WTRS was unusual among country stations in that it took an implicitly male-oriented approach. It aired the male-appeal Bubba the Love Sponge Show, in morning drive time. The station's afternoon show, Dave and Bo, also aimed for a male audience.

On June 29, 2016 at 10 a.m., WTRS relaunched with a country-southern rock hybrid format, branded as "U.S. 102.3". The station changed its call sign to WXUS on July 5, 2016.

On July 31, 2017, Bubba The Love Sponge was dropped from the daily lineup.

===WTRS 920 AM (1970–1992)===
In 1970, WTRS added an AM station, broadcasting on 920 kHz with 500 watts of power. Beginning as a beautiful music station, AM 920 alternated between country and easy listening formats through the 1970s. The call letters were briefly WGAM from 1980 to 1982, programming first country music (Drake-Chenault's "Great American Country") and then adult standards.
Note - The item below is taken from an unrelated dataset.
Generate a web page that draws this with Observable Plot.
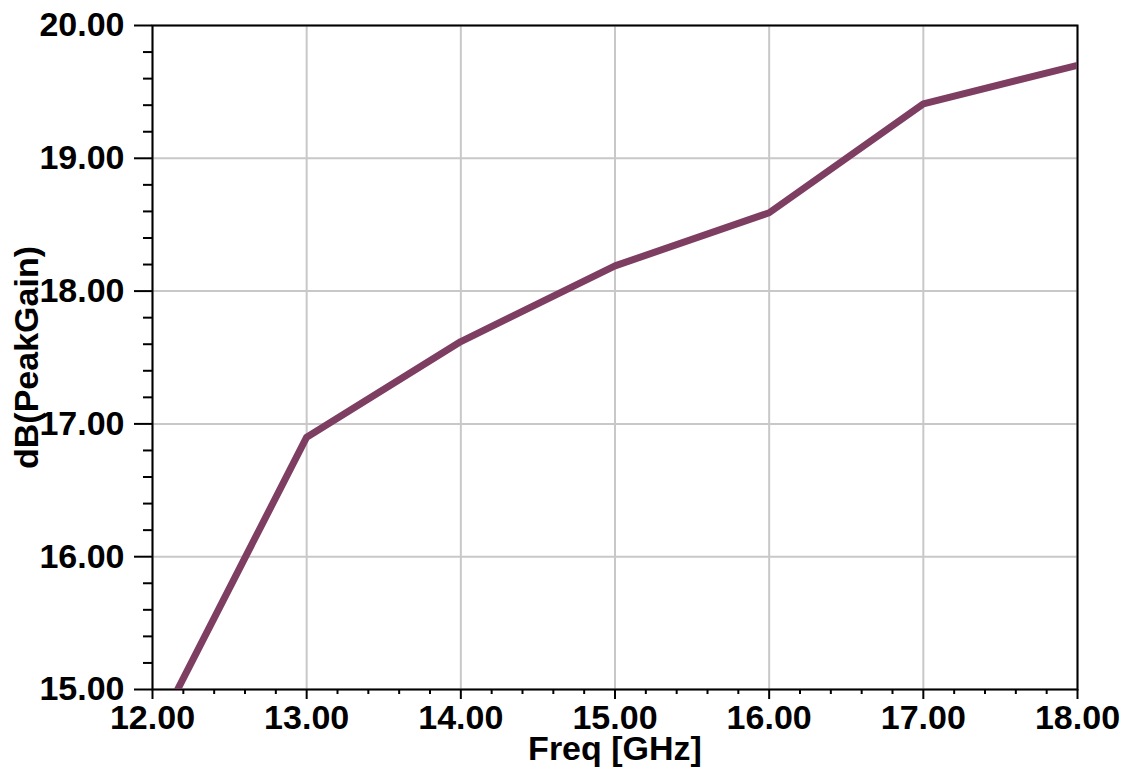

In 1982 the station once again became WTRS and settled into a simulcast of 102.3 FM, which continued for ten years. In 1992, management believed few people were listening to the AM station. It surrendered its license to the FCC and its frequency was deleted.

==WXUS-HD2==
On June 22, 2019, WXUS launched an oldies format on its HD2 subchannel, branded as "True Oldies Y100". It carries the "True Oldies Channel" programmed by veteran DJ Scott Shannon.